In microvessel-neuron relationships, there are regionspecific arrangements of the microvasculature. This is in agreement with differences in regional cerebral blood flow, whereby flow is lowest in the corpus striatum and highest in the cortical grey matter. The relative arrangements and densities of the neurons (and neuron subtypes) to the ‘supply’ microvessels in these regions are not known [del Zoppo GJ. J Intern Med 2010].

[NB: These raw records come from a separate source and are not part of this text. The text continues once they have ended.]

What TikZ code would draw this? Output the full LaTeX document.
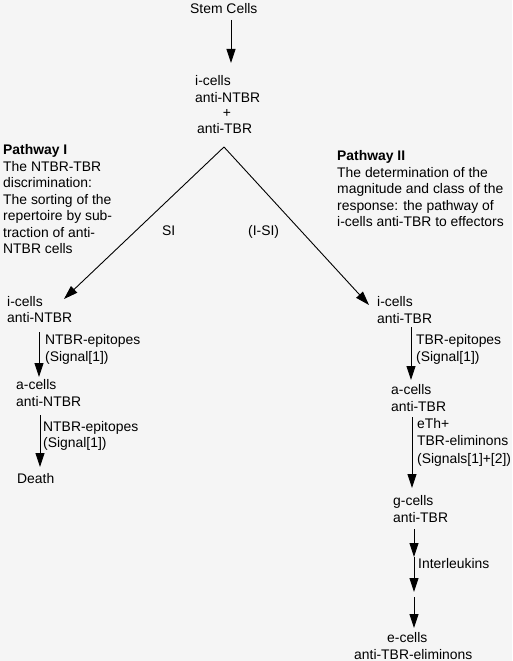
\documentclass[tikz,border=0pt]{standalone}
\usepackage{fontspec}
\setmainfont{Liberation Sans}
\usetikzlibrary{arrows.meta}
\begin{document}
\begin{tikzpicture}[x=1pt,y=-1pt,
  txt/.style={anchor=base west,inner sep=0pt,align=left,
    font=\fontsize{13.9}{16.5}\selectfont},
  arr/.style={line width=0.9pt,-{Triangle[length=14pt,width=9pt]}},
  ln/.style={line width=0.9pt}]
\fill[white!96!black] (0,0) rectangle (512,661);
\useasboundingbox (0,0) rectangle (512,661);
% top (multi-line nodes are placed by the baseline of their last line)
\node[txt] (stem) at (190,13.5) {Stem Cells};
\node[txt] (ic) at (195,102) {i-cells\\anti-NTBR};
\node[txt,anchor=base] (plus) at (227,117.5) {+};
\node[txt] (atbr) at (197,133.5) {anti-TBR};
\coordinate (s0) at (231,20);
\coordinate (s1) at (231,63);
\draw[arr] (s0) -- (s1);
% V
\coordinate (apex) at (224,147);
\coordinate (lt) at (64,299);
\coordinate (rt) at (369,305);
\draw[arr] (apex) -- (lt);
\draw[arr] (apex) -- (rt);
\node[txt] (si) at (162,235) {SI};
\node[txt] (isi) at (248,235) {(I-SI)};
% pathway texts
\node[txt] (p1) at (3,253.5) {\textbf{Pathway I}\\The NTBR-TBR\\discrimination:\\The sorting of the\\repertoire by sub-\\traction of anti-\\NTBR cells};
\node[txt] (p2) at (337,226.5) {\textbf{Pathway II}\\The determination of the\\magnitude and class of the\\response: the pathway of\\i-cells anti-TBR to effectors};
% left branch
\node[txt] (li) at (7,322.5) {i-cells\\anti-NTBR};
\coordinate (l1a) at (39,332);
\coordinate (l1b) at (39,377);
\draw[arr] (l1a) -- (l1b);
\node[txt] (ll1) at (45,361) {NTBR-epitopes\\(Signal[1])};
\node[txt] (la) at (16,406) {a-cells\\anti-NTBR};
\coordinate (l2a) at (40,415);
\coordinate (l2b) at (40,467);
\draw[arr] (l2a) -- (l2b);
\node[txt] (ll2) at (43,447.5) {NTBR-epitopes\\(Signal[1])};
\node[txt] (death) at (17,483) {Death};
% right branch
\node[txt] (ri) at (377,323) {i-cells\\anti-TBR};
\coordinate (r1a) at (411,327);
\coordinate (r1b) at (411,380);
\draw[arr] (r1a) -- (r1b);
\node[txt] (rl1) at (416,361) {TBR-epitopes\\(Signal[1])};
\node[txt] (ra) at (391,411) {a-cells\\anti-TBR};
\coordinate (r2a) at (412,417);
\coordinate (r2b) at (412,488);
\draw[arr] (r2a) -- (r2b);
\node[txt,font=\fontsize{13.9}{17.5}\selectfont] (rl2) at (417,463) {eTh+\\TBR-eliminons\\(Signals[1]+[2])};
\node[txt] (rg) at (393,522) {g-cells\\anti-TBR};
\coordinate (r3a) at (414,529);
\coordinate (r3b) at (414,557);
\coordinate (r3c) at (414,592);
\coordinate (r3d) at (414,597);
\coordinate (r3e) at (414,628);
\draw[arr] (r3a) -- (r3b);
\draw[arr] (r3b) -- (r3c);
\draw[arr] (r3d) -- (r3e);
\node[txt] (il) at (418,568) {Interleukins};
\node[txt] (re) at (387,642) {e-cells};
\node[txt] (rel) at (354,659) {anti-TBR-eliminons};
\end{tikzpicture}
\end{document}
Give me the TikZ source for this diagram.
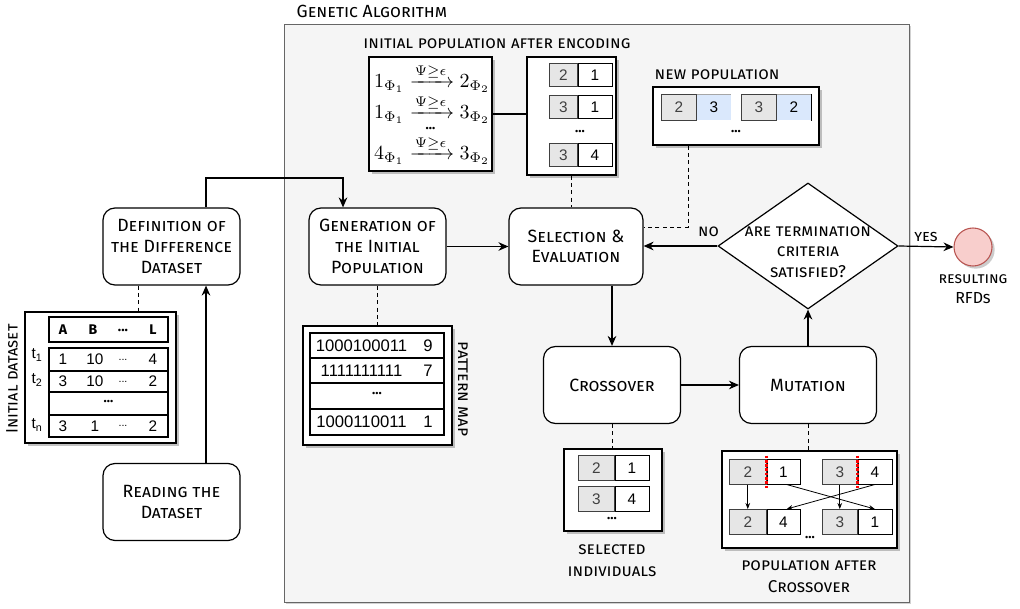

The coordinated and potentially unitary nature of microvessel-neuron relationships in the acute setting of focal ischemia is suggested by known matrix responses to focal ischemia. As a framework for understanding the responses to acute intervention during ischemic strokes, further basic information is required that adequately relates microvessel reactivity and changes in neuron integrity in mammalian systems [del Zoppo GJ. J Intern Med 2010].
The Way Ahead
Dr. del Zoppo observed that the proper acute delivery of plasminogen activators is very effective. Microvessel responses are as rapid as those of neurons and include endothelial cell activation, altered matrix architecture, and decreased adhesion receptor expression. He noted that the acute appearance of proteases with matrix-degrading capability and the events in microvessels are heterogeneously distributed. The responses of the endothelium, the permeability barrier and tight junction proteins, astrocytes, and their matrix adhesion are all connected in time and space. Dr. del Zoppo cited the need to identify the cellular sources of proteases that are acutely related to microvessel responses and regions of neuronal injury.
These observations suggest that great care in the translation from experimental studies to Phase 1/2 clinical safety assessments and the design and conduct of Phase 3 trials is needed [del Zoppo GJ. Ann NY Acad Sci 2010].